Joao F. Santos is a postdoctoral researcher investigating software-defined wireless networks at the Commonwealth Cyber Initiative, a research institute headquartered at Virginia Tech. His research interests include radio resource management, radio virtualization, network slicing, and end-to-end network orchestration. He is an advisory board member of Virginia Tech's Center for the Integration of Research, Teaching, and Learning. He received his Ph.D. in electronic and electrical engineering from Trinity College Dublin in Ireland, where he mentored STEM students from underrepresented minority communities and was an avid volunteer at the DU Gamers Society. He earned a bachelor’s degree in telecommunications engineering from Universidade Federal Fluminese, Brazil, where he was a recipient of the CAPES Science Without Borders Scholarship. Ultimately, he aspires to make higher education and high-impact research more accessible to disadvantaged students, filling skill gaps from members of underrepresented minority communities to build an equitable and inclusive cyber-ready workforce.

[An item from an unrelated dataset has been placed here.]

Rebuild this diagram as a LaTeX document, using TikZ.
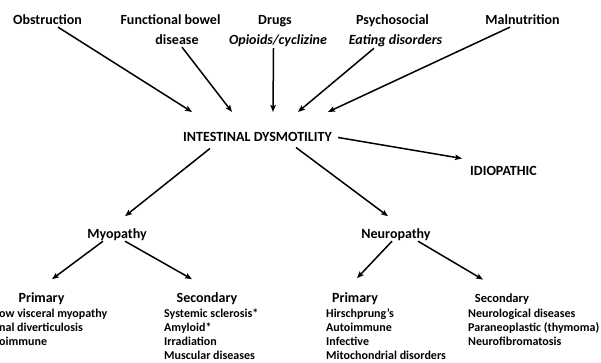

Welington Santos is a postdoctoral fellow working in the Applied Algebra Research Group at Virginia Tech. His research focuses on fractional decoding of algebraic geometry codes, codes in the NRT metric space, and applications of algebraic-geometry codes to secure distributed matrix multiplication. He received his Ph.D. in mathematics from the Federal University of Paraná, Brazil, in 2019. Since starting his postdoctoral appointment, he has participated in and led outreach programs around coding theory and cryptography to increase underrepresented groups' representation in mathematical sciences graduate programs. He also organized research events for young researchers where they can meet and collaborate with outstanding researchers. Ultimately, he aspires to work at the intersection of research and education, with a passion for learning and sharing new ideas and experiences to include more students in the scientific research life.